Quid de la sécurité et du modèle économique ?
Le réseau Clubhouse contraint l’utilisateur à fournir son numéro de téléphone et sa véritable identité. Une vérification basique à travers la réception d’un code sur le numéro donné suffit pour accéder à la plateforme. «Comme pour les autres réseaux sociaux, la question de l’usage des données personnelles s’est posée. Est-ce que l’application est en train de vendre ses données ou de les analyser pour optimiser l’utilisation du réseau ? Ces questions requièrent des réponses claires. Les problèmes de confidentialité ont d’ores et déjà fait polémique. Clubhouse a ainsi été critiquée pour sa demande d’accès aux contacts téléphoniques des utilisateurs souhaitant s’y inscrire ou encore sur les enregistrements des conversations», indique Mohamed Ali Souissi. L’authenticité des profils est-elle pour autant véritablement garantie ? « Il y a toujours la possibilité de contourner le mécanisme de vérification en s’octroyant des numéros de téléphones et en créant des adresses mail pour lancer un faux profil », précise Souissi.

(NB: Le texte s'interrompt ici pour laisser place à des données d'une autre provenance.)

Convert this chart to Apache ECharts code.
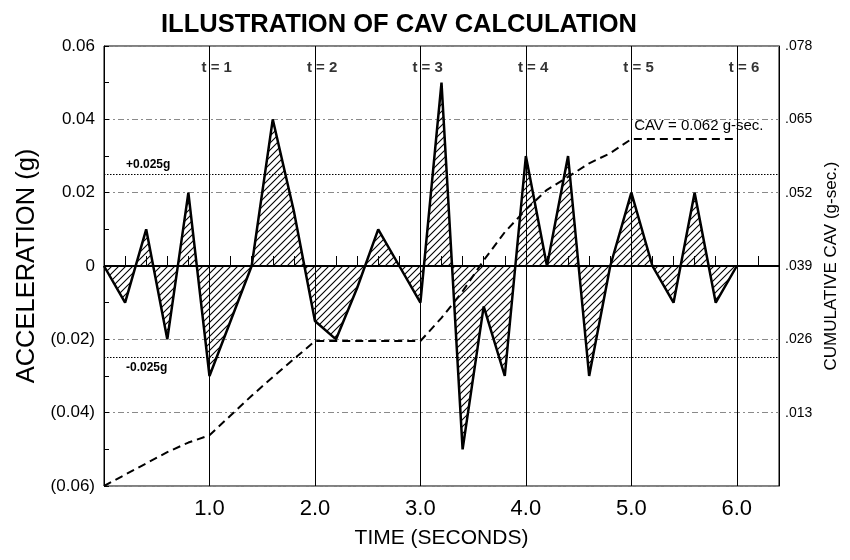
<!DOCTYPE html>
<html>
<head>
<meta charset="utf-8">
<script src="https://cdn.jsdelivr.net/npm/echarts@6/dist/echarts.min.js"></script>
<style>
  html, body { margin: 0; padding: 0; background: #fff; }
  #chart { width: 850px; height: 560px; }
</style>
</head>
<body>
<div id="chart"></div>
<script>
// sample times (s), 0.2 s step
const TIME = [0, 0.2, 0.4, 0.6, 0.8, 1.0, 1.2, 1.4, 1.6, 1.8, 2.0, 2.2, 2.4, 2.6, 2.8, 3.0,
  3.2, 3.4, 3.6, 3.8, 4.0, 4.2, 4.4, 4.6, 4.8, 5.0, 5.2, 5.4, 5.6, 5.8, 6.0];
// acceleration (g)
const ACCEL = [0, -0.01, 0.01, -0.02, 0.02, -0.03, -0.015, 0, 0.04, 0.015, -0.015, -0.02, -0.006, 0.01, 0, -0.01,
  0.05, -0.05, -0.011, -0.03, 0.03, 0, 0.03, -0.03, 0, 0.02, 0, -0.01, 0.02, -0.01, 0];
// cumulative CAV (g-sec), right axis
const CAV = [0, 0.002, 0.004, 0.006, 0.0077, 0.009, 0.0125, 0.016, 0.0193, 0.0225, 0.0257, 0.0257, 0.0257, 0.0257, 0.0257, 0.0257,
  0.0298, 0.0345, 0.040, 0.045, 0.049, 0.0525, 0.0548, 0.0572, 0.059, 0.0615, 0.0615, 0.0615, 0.0615, 0.0615, 0.0615];
const SECOND_MARKS = [1, 2, 3, 4, 5, 6];
const THRESHOLD = 0.025;
const CAV_LABEL = 'CAV = 0.062 g-sec.';

const FONT = '"Liberation Sans", Arial, sans-serif';

// diagonal hatch for the area under the acceleration trace
function hatch() {
  const c = document.createElement('canvas');
  c.width = 7; c.height = 7;
  const g = c.getContext('2d');
  g.strokeStyle = '#000';
  g.lineWidth = 1.1;
  g.beginPath();
  g.moveTo(0, 7); g.lineTo(7, 0);
  g.moveTo(-1, 1); g.lineTo(1, -1);
  g.moveTo(6, 8); g.lineTo(8, 6);
  g.stroke();
  return c;
}

const chart = echarts.init(document.getElementById('chart'), null, { renderer: 'canvas' });

const accelData = TIME.map((t, i) => [t, ACCEL[i]]);
const cavData = TIME.map((t, i) => [t, CAV[i]]);

chart.setOption({
  animation: false,
  backgroundColor: '#fff',
  textStyle: { fontFamily: FONT, color: '#000' },
  title: {
    text: 'ILLUSTRATION OF CAV CALCULATION',
    left: 156,
    top: 7,
    textStyle: { fontFamily: FONT, fontSize: 25.5, fontWeight: 'bold', color: '#000' }
  },
  grid: {
    left: 104, right: 71, top: 46, bottom: 74,
    show: true, borderColor: '#000', borderWidth: 1, backgroundColor: 'transparent'
  },
  xAxis: {
    type: 'value',
    min: 0, max: 6.4, interval: 0.2,
    name: 'TIME (SECONDS)',
    nameLocation: 'middle',
    nameGap: 42,
    nameTextStyle: { fontSize: 21, color: '#000', fontFamily: FONT },
    axisLine: { lineStyle: { color: '#000', width: 1 } },
    axisTick: { inside: true, length: 10, lineStyle: { color: '#000' } },
    axisLabel: {
      fontSize: 22, color: '#000', margin: 12,
      formatter: (v) => (v > 0.5 && Math.abs(v - Math.round(v)) < 1e-6) ? v.toFixed(1) : ''
    },
    splitLine: { show: false }
  },
  yAxis: [
    {
      type: 'value',
      min: -0.06, max: 0.06, interval: 0.02,
      name: 'ACCELERATION (g)',
      nameLocation: 'middle',
      nameRotate: 90,
      nameGap: 45,
      nameTextStyle: { fontSize: 25.5, color: '#000', fontFamily: FONT },
      axisLine: { show: true, lineStyle: { color: '#000' } },
      axisTick: { show: true, inside: true, length: 5, lineStyle: { color: '#000' } },
      minorTick: { show: true, splitNumber: 2, length: 5, lineStyle: { color: '#000' } },
      axisLabel: {
        fontSize: 17, color: '#000', margin: 9,
        formatter: (v) => {
          const r = Math.round(v * 100) / 100;
          if (r === 0) return '0';
          return r < 0 ? '(' + (-r).toFixed(2) + ')' : r.toFixed(2);
        }
      },
      splitLine: { show: true, lineStyle: { color: '#8a8a8a', width: 1, type: [6, 3, 2, 3] } }
    },
    {
      type: 'value',
      min: 0, max: 0.078, interval: 0.013,
      position: 'right',
      name: 'CUMULATIVE CAV (g-sec.)',
      nameLocation: 'middle',
      nameRotate: 90,
      nameGap: 42,
      nameTextStyle: { fontSize: 17, color: '#000', fontFamily: FONT },
      axisLine: { show: true, lineStyle: { color: '#000' } },
      axisTick: { show: false },
      axisLabel: {
        fontSize: 14, color: '#000', margin: 6,
        formatter: (v) => v < 0.001 ? '' : v.toFixed(3).replace(/^0/, '')
      },
      splitLine: { show: false }
    }
  ],
  series: [
    {
      name: 'Acceleration',
      type: 'line',
      yAxisIndex: 0,
      data: accelData,
      showSymbol: false,
      symbol: 'none',
      lineStyle: { color: '#000', width: 2.5 },
      areaStyle: { origin: 0, color: { image: hatch(), repeat: 'repeat' }, opacity: 1 },
      z: 3,
      markLine: {
        silent: true,
        precision: 4,
        symbol: ['none', 'none'],
        label: { show: false },
        data: [
          ...SECOND_MARKS.map((s) => ({ xAxis: s, lineStyle: { color: '#000', width: 1, type: 'solid' } })),
          { yAxis: 0, lineStyle: { color: '#000', width: 2, type: 'solid' } },
          {
            yAxis: THRESHOLD,
            lineStyle: { color: '#000', width: 1, type: [1.5, 1.5] },
            label: { show: true, formatter: '+0.025g', position: 'insideStartTop', distance: [22, 4], fontSize: 12, fontWeight: 'bold', color: '#000' }
          },
          {
            yAxis: -THRESHOLD,
            lineStyle: { color: '#000', width: 1, type: [1.5, 1.5] },
            label: { show: true, formatter: '-0.025g', position: 'insideStartBottom', distance: [22, 4], fontSize: 12, fontWeight: 'bold', color: '#000' }
          }
        ]
      }
    },
    {
      name: 'Second labels',
      type: 'scatter',
      yAxisIndex: 0,
      symbolSize: 0,
      silent: true,
      data: SECOND_MARKS.map((s) => ({ value: [s, 0.054], name: 't = ' + s })),
      label: {
        show: true,
        position: [-8, -8],
        formatter: (p) => p.name,
        fontSize: 15, fontWeight: 'bold', color: '#000'
      },
      z: 4
    },
    {
      name: 'Cumulative CAV',
      type: 'line',
      yAxisIndex: 1,
      data: cavData.map((d, i) => i === cavData.length - 1
        ? { value: d, label: { show: true, position: 'top', offset: [-38, -1], formatter: CAV_LABEL, fontSize: 15, color: '#000' } }
        : d),
      showSymbol: true,
      symbol: 'circle',
      symbolSize: 0,
      label: { show: false },
      lineStyle: { color: '#000', width: 2, type: [8, 5] },
      z: 5
    }
  ]
});
</script>
</body>
</html>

La problématique de la vente des données personnelles soulève ainsi la question du modèle économique de ce réseau social. Basé initialement sur la gratuité, Clubhouse a récemment ouvert la voie à la possibilité de monétisation pour ses utilisateurs. Ces derniers peuvent désormais payer pour encourager un contenu. «Dans des pays comme la Tunisie où on n’a pas l’habitude de payer pour accéder ou soutenir un contenu, le modèle économique du réseau se tournerait probablement vers l’insertion des publicités comme c’est le cas sur Youtube», prédit Mohamed Ali Souissi. Et de poursuivre : «Comme pour tout, si c’est gratuit, c’est que vous êtes le produit ! Si ce n’est pas la monétisation, c’est la publicité».
Dans ce cadre, Twitter a annoncé, le 23 juin, que ses utilisateurs les plus influents aux Etats-Unis pourront désormais tester de nouvelles fonctionnalités leur offrant la possibilité de proposer des formats et des abonnements payants. Cette tendance gagnera de plus en plus les applications et les les sites de streaming, avec à la clé plus d’internautes, plus d’utilisateurs de smartphones et plus de contenus.